Não se pode, além de tudo, desconsiderar uma questão cultural de fundo que ronda permanentemente o atual modo de vida em ascensão nos países islâmicos, que diz respeito à tentativa de combinar quotidianamente alguns ditames limitantes à liberdade, presentes no Islã (cultura local), com a lógica totalmente liberalizante do mercado (cultura global). Enquanto a última força numa direção, como nas vitrines das onipresentes lojas de grife internacionais (Ferrari, Chanel, Tiffany, Cartier, entre tantas outras) e de franquias ocidentais (McDonald´s e Starbucks, por exemplo), a primeira impõe às mulheres um vestuário incompatível com a moda e com a plena manifestação da identidade da mulher (impedida até mesmo de dirigir e praticar esportes). Vencerá a lógica mercantil, com em tantos outros lugares do mundo? Se ela não vencer, até quando será possível congelar a feroz contradição entre o que exige Maomé (o Profeta de Alá), no Alcorão, e o que preconiza o Profeta do Mercado) Adam Smith, n´A riqueza das nações?

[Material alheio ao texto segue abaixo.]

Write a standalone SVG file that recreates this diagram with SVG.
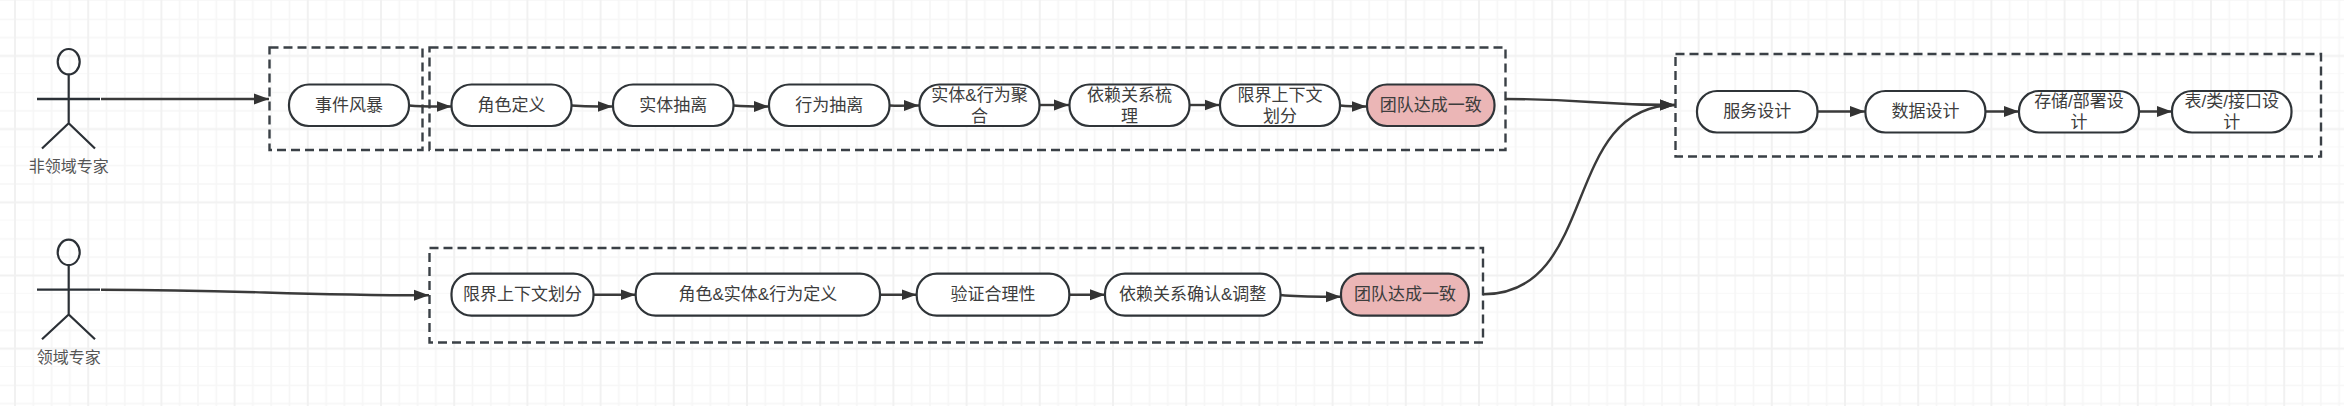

Andanças no terreno entre o Mar Vermelho e os Golfos Pérsico e de Omã concluídas, é hora de mudar de área, seguir para outras terras, a ver se existe alternativa melhor para o futuro do que a encontrada ao lado das bombas cavalo de pau do deserto impiedoso. Simbá, o marinheiro, d´As mil e uma noites, certa vez decidiu: “Em vez de tomar o caminho do Golfo Pérsico, tornei a passar por várias províncias da Pérsia e da Índia, e cheguei a um ponto onde embarquei num bom navio...”. Eu, que tomei o caminho do Golfo, agora saltarei a Pérsia e a Índia num bom avião, dirigindo-me à China, carregando esperança de novidades, feito Marco Polo. Já sei que na China muitas cidades têm feições futuristas, até mais do que pude ver até agora, mas será que nelas os movimentos dos de cima e dos debaixo produzem o mesmo efeito que nas capitais árabes-petrolíferas?